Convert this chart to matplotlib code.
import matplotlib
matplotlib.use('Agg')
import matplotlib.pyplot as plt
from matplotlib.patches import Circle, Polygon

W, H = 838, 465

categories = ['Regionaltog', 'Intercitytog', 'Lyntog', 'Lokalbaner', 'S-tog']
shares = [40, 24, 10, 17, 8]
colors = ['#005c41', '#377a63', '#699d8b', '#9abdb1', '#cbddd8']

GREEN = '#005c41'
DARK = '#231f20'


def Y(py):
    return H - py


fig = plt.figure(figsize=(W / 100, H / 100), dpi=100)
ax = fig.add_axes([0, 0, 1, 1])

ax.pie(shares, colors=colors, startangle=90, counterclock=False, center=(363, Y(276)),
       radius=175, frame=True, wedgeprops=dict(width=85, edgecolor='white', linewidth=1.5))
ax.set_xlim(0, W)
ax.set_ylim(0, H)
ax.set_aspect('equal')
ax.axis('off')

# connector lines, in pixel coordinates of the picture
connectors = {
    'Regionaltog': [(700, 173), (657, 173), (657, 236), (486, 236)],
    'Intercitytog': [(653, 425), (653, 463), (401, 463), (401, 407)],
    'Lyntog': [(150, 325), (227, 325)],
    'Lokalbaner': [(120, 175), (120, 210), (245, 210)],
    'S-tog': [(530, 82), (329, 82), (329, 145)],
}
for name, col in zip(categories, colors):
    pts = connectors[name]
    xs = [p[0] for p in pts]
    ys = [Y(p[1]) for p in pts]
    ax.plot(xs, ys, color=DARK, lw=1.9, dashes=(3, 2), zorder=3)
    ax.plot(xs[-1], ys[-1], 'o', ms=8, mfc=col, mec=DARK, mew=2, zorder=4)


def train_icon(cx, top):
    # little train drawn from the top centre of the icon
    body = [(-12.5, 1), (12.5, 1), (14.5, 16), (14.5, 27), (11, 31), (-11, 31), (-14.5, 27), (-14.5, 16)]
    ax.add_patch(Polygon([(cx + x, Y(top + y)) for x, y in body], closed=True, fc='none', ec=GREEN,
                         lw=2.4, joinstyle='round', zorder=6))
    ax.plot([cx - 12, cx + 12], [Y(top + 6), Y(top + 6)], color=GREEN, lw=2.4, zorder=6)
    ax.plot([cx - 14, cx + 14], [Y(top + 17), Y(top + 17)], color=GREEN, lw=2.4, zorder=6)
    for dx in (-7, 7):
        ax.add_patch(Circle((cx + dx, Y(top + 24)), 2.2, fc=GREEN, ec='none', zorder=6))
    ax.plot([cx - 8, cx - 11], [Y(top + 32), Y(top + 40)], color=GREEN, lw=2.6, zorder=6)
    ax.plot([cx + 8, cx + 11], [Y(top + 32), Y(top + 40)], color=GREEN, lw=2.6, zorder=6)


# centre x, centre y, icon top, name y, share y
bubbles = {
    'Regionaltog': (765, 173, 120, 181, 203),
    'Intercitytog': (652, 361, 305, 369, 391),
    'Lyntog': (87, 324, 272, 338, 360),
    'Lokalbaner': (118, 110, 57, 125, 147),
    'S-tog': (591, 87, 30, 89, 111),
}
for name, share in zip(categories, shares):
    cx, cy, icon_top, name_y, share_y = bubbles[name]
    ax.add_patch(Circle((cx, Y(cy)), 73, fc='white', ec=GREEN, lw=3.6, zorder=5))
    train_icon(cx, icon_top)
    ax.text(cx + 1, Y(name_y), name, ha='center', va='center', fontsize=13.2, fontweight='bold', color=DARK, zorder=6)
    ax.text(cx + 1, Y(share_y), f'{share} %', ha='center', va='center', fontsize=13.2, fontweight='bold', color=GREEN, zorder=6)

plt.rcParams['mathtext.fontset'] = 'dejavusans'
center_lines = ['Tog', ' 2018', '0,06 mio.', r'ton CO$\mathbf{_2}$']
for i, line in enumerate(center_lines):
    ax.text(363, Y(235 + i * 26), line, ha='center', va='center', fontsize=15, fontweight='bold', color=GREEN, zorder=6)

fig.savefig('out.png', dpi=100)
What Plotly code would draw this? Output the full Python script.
━━━━━━
◆ Exercise: Write out word for word only the lines from the start of the entries down to the line with "ax.axis('off')", please, including both ends.

◆ Full output:
Convert this chart to matplotlib code.
import matplotlib
matplotlib.use('Agg')
import matplotlib.pyplot as plt
from matplotlib.patches import Circle, Polygon

W, H = 838, 465

categories = ['Regionaltog', 'Intercitytog', 'Lyntog', 'Lokalbaner', 'S-tog']
shares = [40, 24, 10, 17, 8]
colors = ['#005c41', '#377a63', '#699d8b', '#9abdb1', '#cbddd8']

GREEN = '#005c41'
DARK = '#231f20'


def Y(py):
    return H - py


fig = plt.figure(figsize=(W / 100, H / 100), dpi=100)
ax = fig.add_axes([0, 0, 1, 1])

ax.pie(shares, colors=colors, startangle=90, counterclock=False, center=(363, Y(276)),
       radius=175, frame=True, wedgeprops=dict(width=85, edgecolor='white', linewidth=1.5))
ax.set_xlim(0, W)
ax.set_ylim(0, H)
ax.set_aspect('equal')
ax.axis('off')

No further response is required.